> **OBJECTIVE**:
Count how many lines in the material below hold the word "script"; the reply is that number alone.

* * * * * * * * *

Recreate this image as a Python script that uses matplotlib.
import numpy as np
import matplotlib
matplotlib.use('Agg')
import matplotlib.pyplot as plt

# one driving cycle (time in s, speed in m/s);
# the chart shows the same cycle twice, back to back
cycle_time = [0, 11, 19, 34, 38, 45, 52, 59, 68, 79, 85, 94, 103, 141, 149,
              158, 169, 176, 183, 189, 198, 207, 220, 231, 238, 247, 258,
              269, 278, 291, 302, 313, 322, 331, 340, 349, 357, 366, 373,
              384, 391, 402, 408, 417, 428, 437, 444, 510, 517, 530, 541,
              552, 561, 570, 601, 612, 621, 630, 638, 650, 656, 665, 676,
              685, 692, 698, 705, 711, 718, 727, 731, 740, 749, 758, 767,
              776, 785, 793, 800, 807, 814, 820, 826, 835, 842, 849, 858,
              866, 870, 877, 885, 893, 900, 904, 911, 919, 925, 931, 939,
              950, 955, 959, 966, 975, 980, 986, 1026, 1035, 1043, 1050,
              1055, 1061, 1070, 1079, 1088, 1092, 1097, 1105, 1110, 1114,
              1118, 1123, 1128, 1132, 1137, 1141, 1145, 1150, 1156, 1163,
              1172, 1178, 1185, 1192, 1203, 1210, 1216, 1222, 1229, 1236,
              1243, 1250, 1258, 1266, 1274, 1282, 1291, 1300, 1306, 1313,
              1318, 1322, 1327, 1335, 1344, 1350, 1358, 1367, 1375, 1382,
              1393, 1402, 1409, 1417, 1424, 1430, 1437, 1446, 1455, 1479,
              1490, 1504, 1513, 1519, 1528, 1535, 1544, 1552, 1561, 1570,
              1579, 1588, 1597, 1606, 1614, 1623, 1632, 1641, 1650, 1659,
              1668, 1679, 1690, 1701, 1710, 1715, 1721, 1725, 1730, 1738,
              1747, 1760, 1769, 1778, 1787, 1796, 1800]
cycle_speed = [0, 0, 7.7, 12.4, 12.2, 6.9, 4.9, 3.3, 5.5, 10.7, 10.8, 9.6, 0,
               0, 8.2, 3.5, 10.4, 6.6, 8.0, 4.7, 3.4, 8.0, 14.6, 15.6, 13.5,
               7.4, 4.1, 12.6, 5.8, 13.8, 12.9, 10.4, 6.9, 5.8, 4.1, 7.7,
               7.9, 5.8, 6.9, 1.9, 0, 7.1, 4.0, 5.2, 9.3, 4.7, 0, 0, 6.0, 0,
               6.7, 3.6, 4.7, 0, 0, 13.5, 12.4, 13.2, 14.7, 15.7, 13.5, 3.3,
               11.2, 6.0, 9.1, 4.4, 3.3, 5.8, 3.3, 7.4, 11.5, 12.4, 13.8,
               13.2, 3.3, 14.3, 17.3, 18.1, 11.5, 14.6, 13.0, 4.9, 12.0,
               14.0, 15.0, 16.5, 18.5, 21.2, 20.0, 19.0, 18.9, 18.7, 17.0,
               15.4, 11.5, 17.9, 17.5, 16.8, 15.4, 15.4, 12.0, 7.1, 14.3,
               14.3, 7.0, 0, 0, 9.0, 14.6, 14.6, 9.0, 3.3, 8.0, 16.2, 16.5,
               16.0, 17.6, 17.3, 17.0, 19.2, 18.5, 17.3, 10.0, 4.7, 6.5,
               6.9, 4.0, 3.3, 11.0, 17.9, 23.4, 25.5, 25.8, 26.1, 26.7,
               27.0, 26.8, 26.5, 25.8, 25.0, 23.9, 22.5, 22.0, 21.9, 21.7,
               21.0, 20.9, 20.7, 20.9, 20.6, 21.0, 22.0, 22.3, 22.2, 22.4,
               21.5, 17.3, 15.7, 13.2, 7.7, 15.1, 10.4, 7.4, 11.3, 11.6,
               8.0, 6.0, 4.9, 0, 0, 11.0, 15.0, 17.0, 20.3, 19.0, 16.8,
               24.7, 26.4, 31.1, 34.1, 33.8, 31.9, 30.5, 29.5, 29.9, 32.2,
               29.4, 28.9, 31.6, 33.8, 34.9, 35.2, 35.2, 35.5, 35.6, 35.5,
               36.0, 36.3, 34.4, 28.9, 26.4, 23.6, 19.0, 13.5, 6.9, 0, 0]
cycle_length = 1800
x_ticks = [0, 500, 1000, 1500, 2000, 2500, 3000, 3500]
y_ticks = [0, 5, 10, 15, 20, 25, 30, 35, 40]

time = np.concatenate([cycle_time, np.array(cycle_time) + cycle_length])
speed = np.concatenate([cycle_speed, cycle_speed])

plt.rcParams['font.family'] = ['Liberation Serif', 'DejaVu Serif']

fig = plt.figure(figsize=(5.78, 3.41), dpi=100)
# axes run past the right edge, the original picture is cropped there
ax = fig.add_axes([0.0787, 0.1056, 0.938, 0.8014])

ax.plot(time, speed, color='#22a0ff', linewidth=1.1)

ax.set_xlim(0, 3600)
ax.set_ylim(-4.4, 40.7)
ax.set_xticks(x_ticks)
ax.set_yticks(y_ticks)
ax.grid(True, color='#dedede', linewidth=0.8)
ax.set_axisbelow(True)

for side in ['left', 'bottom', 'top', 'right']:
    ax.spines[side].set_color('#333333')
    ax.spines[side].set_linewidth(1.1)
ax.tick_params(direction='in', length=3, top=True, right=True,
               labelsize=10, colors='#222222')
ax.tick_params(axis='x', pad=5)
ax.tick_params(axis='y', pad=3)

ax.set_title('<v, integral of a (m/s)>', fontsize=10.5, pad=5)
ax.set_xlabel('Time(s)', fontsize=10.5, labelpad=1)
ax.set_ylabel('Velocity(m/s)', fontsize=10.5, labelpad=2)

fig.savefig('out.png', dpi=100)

* * * * * * * * *

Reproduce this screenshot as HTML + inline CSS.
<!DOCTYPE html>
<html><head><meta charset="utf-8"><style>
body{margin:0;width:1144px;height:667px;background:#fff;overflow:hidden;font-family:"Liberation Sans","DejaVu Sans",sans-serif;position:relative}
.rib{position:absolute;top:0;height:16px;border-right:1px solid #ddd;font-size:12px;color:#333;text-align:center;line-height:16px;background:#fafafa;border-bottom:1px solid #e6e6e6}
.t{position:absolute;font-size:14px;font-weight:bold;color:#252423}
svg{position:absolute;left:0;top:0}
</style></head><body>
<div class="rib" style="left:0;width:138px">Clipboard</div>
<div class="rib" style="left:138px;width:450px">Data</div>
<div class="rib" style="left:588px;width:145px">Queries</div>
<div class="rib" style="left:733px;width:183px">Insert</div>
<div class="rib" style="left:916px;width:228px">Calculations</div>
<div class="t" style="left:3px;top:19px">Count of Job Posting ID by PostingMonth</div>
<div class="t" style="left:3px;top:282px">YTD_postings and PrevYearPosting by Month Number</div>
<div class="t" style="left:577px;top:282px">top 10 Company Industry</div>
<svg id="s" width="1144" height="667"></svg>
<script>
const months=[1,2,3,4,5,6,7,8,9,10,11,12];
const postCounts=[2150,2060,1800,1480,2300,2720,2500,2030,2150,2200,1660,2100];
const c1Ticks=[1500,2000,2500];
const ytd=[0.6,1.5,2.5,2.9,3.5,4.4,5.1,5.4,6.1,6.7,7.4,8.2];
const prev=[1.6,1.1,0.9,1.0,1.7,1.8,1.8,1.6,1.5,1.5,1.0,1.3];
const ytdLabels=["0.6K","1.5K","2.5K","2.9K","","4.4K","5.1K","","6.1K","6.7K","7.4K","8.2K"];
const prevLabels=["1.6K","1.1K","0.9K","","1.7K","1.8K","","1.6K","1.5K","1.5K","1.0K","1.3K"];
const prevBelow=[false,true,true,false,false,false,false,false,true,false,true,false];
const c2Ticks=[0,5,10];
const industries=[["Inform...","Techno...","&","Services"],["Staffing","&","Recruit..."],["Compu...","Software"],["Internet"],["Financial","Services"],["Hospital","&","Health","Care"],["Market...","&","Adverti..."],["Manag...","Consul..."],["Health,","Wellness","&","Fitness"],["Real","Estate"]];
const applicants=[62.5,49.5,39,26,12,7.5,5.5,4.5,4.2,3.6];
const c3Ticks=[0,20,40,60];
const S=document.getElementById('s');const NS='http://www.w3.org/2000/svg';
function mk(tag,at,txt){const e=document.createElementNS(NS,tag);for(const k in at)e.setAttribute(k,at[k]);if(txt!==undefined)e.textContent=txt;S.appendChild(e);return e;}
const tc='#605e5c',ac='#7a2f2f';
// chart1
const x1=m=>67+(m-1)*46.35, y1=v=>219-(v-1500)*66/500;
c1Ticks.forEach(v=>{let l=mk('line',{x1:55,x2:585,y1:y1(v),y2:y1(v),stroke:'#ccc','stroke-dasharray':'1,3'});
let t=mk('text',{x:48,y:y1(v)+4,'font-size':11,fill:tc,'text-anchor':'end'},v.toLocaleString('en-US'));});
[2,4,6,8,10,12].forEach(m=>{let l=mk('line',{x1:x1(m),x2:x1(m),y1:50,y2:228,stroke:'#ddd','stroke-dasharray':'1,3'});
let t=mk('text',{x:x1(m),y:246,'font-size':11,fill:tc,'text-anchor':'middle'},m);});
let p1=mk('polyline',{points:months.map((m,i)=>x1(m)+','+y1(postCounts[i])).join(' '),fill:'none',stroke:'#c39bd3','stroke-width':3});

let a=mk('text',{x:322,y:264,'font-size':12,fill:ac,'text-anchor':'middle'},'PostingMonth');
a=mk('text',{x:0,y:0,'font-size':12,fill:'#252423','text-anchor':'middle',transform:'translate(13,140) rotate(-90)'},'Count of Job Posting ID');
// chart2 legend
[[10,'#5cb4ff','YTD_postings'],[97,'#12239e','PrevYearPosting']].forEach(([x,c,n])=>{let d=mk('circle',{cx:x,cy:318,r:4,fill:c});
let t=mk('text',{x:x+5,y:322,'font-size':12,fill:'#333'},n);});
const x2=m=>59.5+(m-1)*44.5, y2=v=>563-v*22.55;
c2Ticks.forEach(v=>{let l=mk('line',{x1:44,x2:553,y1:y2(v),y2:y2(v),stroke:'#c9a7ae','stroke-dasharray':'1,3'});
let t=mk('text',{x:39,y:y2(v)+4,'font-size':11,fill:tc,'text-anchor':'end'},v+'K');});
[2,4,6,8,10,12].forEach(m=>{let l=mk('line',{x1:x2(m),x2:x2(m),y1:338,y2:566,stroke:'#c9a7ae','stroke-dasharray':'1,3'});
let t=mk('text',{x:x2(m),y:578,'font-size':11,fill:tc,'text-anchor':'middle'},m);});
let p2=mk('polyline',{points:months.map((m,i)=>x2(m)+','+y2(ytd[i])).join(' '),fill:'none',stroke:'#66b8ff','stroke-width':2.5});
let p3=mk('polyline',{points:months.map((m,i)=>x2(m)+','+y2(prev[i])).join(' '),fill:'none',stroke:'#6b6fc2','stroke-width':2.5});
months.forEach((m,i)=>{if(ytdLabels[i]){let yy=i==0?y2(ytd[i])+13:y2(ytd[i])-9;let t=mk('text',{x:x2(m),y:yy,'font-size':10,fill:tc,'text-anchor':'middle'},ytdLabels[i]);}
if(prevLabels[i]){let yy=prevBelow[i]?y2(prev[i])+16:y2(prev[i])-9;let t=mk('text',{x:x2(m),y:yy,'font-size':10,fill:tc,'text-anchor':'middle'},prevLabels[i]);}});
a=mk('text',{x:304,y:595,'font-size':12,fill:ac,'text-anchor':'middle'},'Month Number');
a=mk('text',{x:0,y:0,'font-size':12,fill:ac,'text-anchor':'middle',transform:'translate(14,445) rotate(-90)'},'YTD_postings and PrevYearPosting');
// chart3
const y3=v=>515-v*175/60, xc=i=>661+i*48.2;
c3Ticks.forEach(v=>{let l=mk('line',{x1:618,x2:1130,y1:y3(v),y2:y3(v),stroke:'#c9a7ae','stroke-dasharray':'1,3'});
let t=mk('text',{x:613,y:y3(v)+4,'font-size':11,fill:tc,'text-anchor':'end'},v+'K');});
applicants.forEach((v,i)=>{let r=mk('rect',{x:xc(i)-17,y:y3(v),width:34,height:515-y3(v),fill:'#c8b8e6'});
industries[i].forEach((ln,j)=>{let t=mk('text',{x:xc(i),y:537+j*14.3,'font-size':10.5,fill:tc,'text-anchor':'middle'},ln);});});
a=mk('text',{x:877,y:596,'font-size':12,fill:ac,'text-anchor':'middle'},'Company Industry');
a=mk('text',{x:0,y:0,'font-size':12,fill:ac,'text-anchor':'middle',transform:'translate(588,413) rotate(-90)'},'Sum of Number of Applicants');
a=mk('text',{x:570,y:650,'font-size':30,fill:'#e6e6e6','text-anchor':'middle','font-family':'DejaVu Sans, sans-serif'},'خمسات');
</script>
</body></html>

* * * * * * * * *

> **ANSWER TO THE PROBLEM**:
3